L’évaluation des impacts du programme Habiter Mieux (Anah/Geste 2017), a permis d’estimer à 15 ETP/million d’euros les emplois liés aux travaux (emplois indirects inclus). En particulier les chantiers d’isolation des murs impliquent plus de 9 ETP/million d’euros de dépenses contre 3 à 5 ETP/M euros pour les remplacements de fenêtres ou chaudières. Pour ces derniers types de chantiers, les emplois de fabrication compensent en partie cette différence, mais ce ne sont pas des emplois locaux.

Traiter également le volet mobilité de la précarité énergétique ?
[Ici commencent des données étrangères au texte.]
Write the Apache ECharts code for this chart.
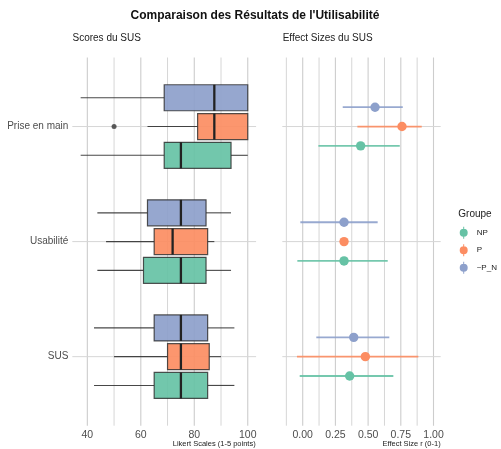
<!DOCTYPE html>
<html><head><meta charset="utf-8">
<script src="https://cdn.jsdelivr.net/npm/echarts@6/dist/echarts.min.js"></script>
<style>html,body{margin:0;padding:0;background:#fff}#c{width:501px;height:449px}</style>
</head><body><div id="c"></div>
<script>
// ---------- data ----------
const categories = ['Prise en main', 'Usabilité', 'SUS'];   // top to bottom
const groups = ['NP', 'P', '~P_N'];
const groupColors = ['#66C2A5', '#FC8D62', '#8DA0CB'];
// boxplot stats per category: [min, q1, median, q3, max]
const boxNP = [[37.5, 68.75, 75, 93.75, 100], [43.75, 61, 75, 84.4, 93.75], [42.5, 65, 75, 85, 95]];
const boxP  = [[62.5, 81.25, 87.5, 100, 100], [47, 65, 71.9, 85, 87.5], [50, 70, 75, 85.6, 90]];
const boxPN = [[37.5, 68.75, 87.5, 100, 100], [43.75, 62.5, 75, 84.4, 93.75], [42.5, 65, 75, 85, 95]];
const outliersP = [[50, 'Prise en main']];
// effect sizes per category: [estimate, ci low, ci high]
const effNP = [[0.443, 0.12, 0.742], [0.316, -0.041, 0.65], [0.359, -0.023, 0.693]];
const effP  = [[0.759, 0.418, 0.91], [0.316, null, null], [0.479, -0.044, 0.884]];
const effPN = [[0.553, 0.306, 0.765], [0.316, -0.018, 0.573], [0.39, 0.104, 0.662]];
// axis ticks
const scoreTicks = [40, 60, 80, 100];
const scoreMinor = [50, 70, 90];
const effTicks = [0, 0.25, 0.5, 0.75, 1];
const effMinor = [-0.125, 0.125, 0.375, 0.625, 0.875];

// ---------- helpers ----------
const FONT = 'Liberation Sans';
const nCat = categories.length;
const catPos = i => nCat - i;               // 3 = top row
const SCORE_MIN = 34.375, SCORE_MAX = 103.125;
const EFF_MIN = -0.156, EFF_MAX = 1.055;
const boxOffsets = [-0.25, 0, 0.25];        // NP, P, ~P_N
const effOffsets = [-0.168, 0, 0.168];
const BOX_HALF = 0.113;

function vGridSeries(gi, vals, color, width) {
  return {
    type: 'custom', xAxisIndex: gi, yAxisIndex: gi, z: 1, silent: true,
    data: vals.map(v => [v, 2]),
    encode: { x: 0, y: 1 },
    renderItem: (params, api) => {
      const cs = params.coordSys;
      const x = api.coord([api.value(0), 2])[0];
      return { type: 'line', shape: { x1: x, y1: cs.y, x2: x, y2: cs.y + cs.height },
        style: { stroke: color, lineWidth: width } };
    }
  };
}
function hGridSeries(gi, xMid, color) {
  return {
    type: 'custom', xAxisIndex: gi, yAxisIndex: gi, z: 1, silent: true,
    data: categories.map((c, i) => [xMid, catPos(i)]),
    encode: { x: 0, y: 1 },
    renderItem: (params, api) => {
      const cs = params.coordSys;
      const y = api.coord([xMid, api.value(1)])[1];
      return { type: 'line', shape: { x1: cs.x, y1: y, x2: cs.x + cs.width, y2: y },
        style: { stroke: color, lineWidth: 1 } };
    }
  };
}
function boxSeries(gIdx, stats) {
  const color = groupColors[gIdx];
  const off = boxOffsets[gIdx];
  return {
    name: groups[gIdx], type: 'custom', xAxisIndex: 0, yAxisIndex: 0, z: 3,
    itemStyle: { color: color },
    data: stats.map((s, i) => [catPos(i)].concat(s)),
    encode: { x: [1, 2, 3, 4, 5], y: 0 },
    renderItem: (params, api) => {
      const yv = api.value(0) + off;
      const c = v => api.coord([v, yv]);
      const half = api.size([0, BOX_HALF])[1];
      const pMin = c(api.value(1)), pQ1 = c(api.value(2)), pMed = c(api.value(3)),
            pQ3 = c(api.value(4)), pMax = c(api.value(5));
      const y = pQ1[1];
      const wStyle = { stroke: 'rgba(40,40,40,0.85)', lineWidth: 1.1 };
      const ch = [];
      if (pMin[0] < pQ1[0]) ch.push({ type: 'line', shape: { x1: pMin[0], y1: y, x2: pQ1[0], y2: y }, style: wStyle });
      if (pMax[0] > pQ3[0]) ch.push({ type: 'line', shape: { x1: pQ3[0], y1: y, x2: pMax[0], y2: y }, style: wStyle });
      ch.push({ type: 'rect', shape: { x: pQ1[0], y: y - half, width: pQ3[0] - pQ1[0], height: 2 * half },
        style: { fill: color, fillOpacity: 0.92, stroke: 'rgba(40,40,40,0.8)', lineWidth: 1.2 } });
      ch.push({ type: 'line', shape: { x1: pMed[0], y1: y - half, x2: pMed[0], y2: y + half },
        style: { stroke: '#222', lineWidth: 2.3 } });
      return { type: 'group', children: ch };
    }
  };
}
function effSeries(gIdx, stats) {
  const color = groupColors[gIdx];
  const off = effOffsets[gIdx];
  return {
    name: groups[gIdx], type: 'custom', xAxisIndex: 1, yAxisIndex: 1, z: 3,
    itemStyle: { color: color },
    data: stats.map((s, i) => [catPos(i), s[0], s[1] == null ? '-' : s[1], s[2] == null ? '-' : s[2]]),
    encode: { x: [1, 2, 3], y: 0 },
    renderItem: (params, api) => {
      const yv = api.value(0) + off;
      const pE = api.coord([api.value(1), yv]);
      const ch = [];
      const lo = api.value(2), hi = api.value(3);
      if (!isNaN(lo) && !isNaN(hi)) {
        const pL = api.coord([lo, yv]), pH = api.coord([hi, yv]);
        ch.push({ type: 'line', shape: { x1: pL[0], y1: pL[1], x2: pH[0], y2: pH[1] },
          style: { stroke: color, lineWidth: 1.8, opacity: 0.9 } });
      }
      ch.push({ type: 'circle', shape: { cx: pE[0], cy: pE[1], r: 4.7 }, style: { fill: color } });
      return { type: 'group', children: ch };
    }
  };
}

const labelColor = '#4d4d4d';
const legendIcon = 'path://M4,0h1v12h-1z M0.5,6a4,4 0 1,1 8,0a4,4 0 1,1 -8,0z';

const option = {
  animation: false,
  backgroundColor: '#fff',
  textStyle: { fontFamily: FONT },
  title: [
    { text: "Comparaison des Résultats de l'Utilisabilité", left: 255, top: 10, textAlign: 'center', padding: 0,
      textStyle: { fontFamily: FONT, fontSize: 12, fontWeight: 'bold', color: '#111' } },
    { text: 'Scores du SUS', left: 72.5, top: 33.5, padding: 0,
      textStyle: { fontFamily: FONT, fontSize: 10, fontWeight: 'normal', color: '#222' } },
    { text: 'Effect Sizes du SUS', left: 282.7, top: 33.5, padding: 0,
      textStyle: { fontFamily: FONT, fontSize: 10, fontWeight: 'normal', color: '#222' } }
  ],
  graphic: [
    { type: 'text', x: 255.7, y: 444.3, style: { text: 'Likert Scales (1-5 points)', align: 'right', verticalAlign: 'middle',
      font: '7.5px "Liberation Sans"', fill: '#222' } },
    { type: 'text', x: 440.7, y: 444.3, style: { text: 'Effect Size r (0-1)', align: 'right', verticalAlign: 'middle',
      font: '7.5px "Liberation Sans"', fill: '#222' } },
    { type: 'text', x: 458.3, y: 214, style: { text: 'Groupe', align: 'left', verticalAlign: 'middle',
      font: '10px "Liberation Sans"', fill: '#222' } }
  ],
  legend: {
    data: groups.map(g => ({ name: g, icon: legendIcon })),
    orient: 'vertical', left: 459.7, top: 226.7, padding: 0,
    itemWidth: 16, itemHeight: 12, itemGap: 5.5,
    textStyle: { fontFamily: FONT, fontSize: 8, color: '#222' },
    selectedMode: false
  },
  grid: [
    { left: 72.3, top: 57.5, width: 183.8, height: 368.2, containLabel: false },
    { left: 282.3, top: 57.5, width: 158.4, height: 368.2, containLabel: false }
  ],
  xAxis: [
    { type: 'value', gridIndex: 0, min: SCORE_MIN, max: SCORE_MAX,
      axisLine: { show: false }, axisTick: { show: false }, splitLine: { show: false },
      axisLabel: { customValues: scoreTicks, fontSize: 10.5, color: labelColor, margin: 3.5, fontFamily: FONT } },
    { type: 'value', gridIndex: 1, min: EFF_MIN, max: EFF_MAX,
      axisLine: { show: false }, axisTick: { show: false }, splitLine: { show: false },
      axisLabel: { customValues: effTicks, fontSize: 10.5, color: labelColor, margin: 3.5, fontFamily: FONT,
        formatter: v => v.toFixed(2) } }
  ],
  yAxis: [
    { type: 'value', gridIndex: 0, min: 0.4, max: 3.6,
      axisLine: { show: false }, axisTick: { show: false }, splitLine: { show: false },
      axisLabel: { customValues: [1, 2, 3], fontSize: 10, color: labelColor, margin: 4, fontFamily: FONT,
        formatter: v => categories[nCat - Math.round(v)] } },
    { type: 'value', gridIndex: 1, min: 0.4, max: 3.6,
      axisLine: { show: false }, axisTick: { show: false }, splitLine: { show: false },
      axisLabel: { show: false } }
  ],
  series: [
    vGridSeries(0, scoreMinor, '#d6d6d6', 1),
    vGridSeries(0, scoreTicks, '#cdcdcd', 1.1),
    hGridSeries(0, 70, '#d6d6d6'),
    vGridSeries(1, effMinor, '#d6d6d6', 1),
    vGridSeries(1, effTicks, '#cdcdcd', 1.1),
    hGridSeries(1, 0.5, '#d6d6d6'),
    boxSeries(0, boxNP),
    boxSeries(1, boxP),
    boxSeries(2, boxPN),
    { type: 'scatter', xAxisIndex: 0, yAxisIndex: 0, z: 4, silent: true,
      data: outliersP.map(o => [o[0], catPos(categories.indexOf(o[1])) + boxOffsets[1]]),
      symbolSize: 5, itemStyle: { color: '#333' } },
    effSeries(0, effNP),
    effSeries(1, effP),
    effSeries(2, effPN)
  ]
};
const chart = echarts.init(document.getElementById('c'), null, { renderer: 'canvas' });
chart.setOption(option);
</script></body></html>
A noter enfin que les ménages modestes sont également captifs de leurs factures de carburant (plus de 5% des revenus de 20% des ouvriers vs. de 3% des cadres, Insee 2015). Compte tenu des niveaux limités des bonus et primes à la conversion au regard des surcoûts des véhicules électriques et hybrides (encore 10 à 15 000 euros après bonus et primes), les ménages modestes aux longs déplacements privilégient toujours les diesels d’occasion, avec des réductions de consommation très limitées. Comme l’a montré l’exemple Norvégien (France Stratégie), le surcoût des véhicules basse consommation doit être proche de zéro pour que ces solutions se diffusent, notamment pour les ménages modestes. Au-delà des chèques régionaux (ex. Occitanie), des aides locales ciblées pourraient rendre plus accessibles de petits véhicules basse consommation pour les ménages les plus modestes.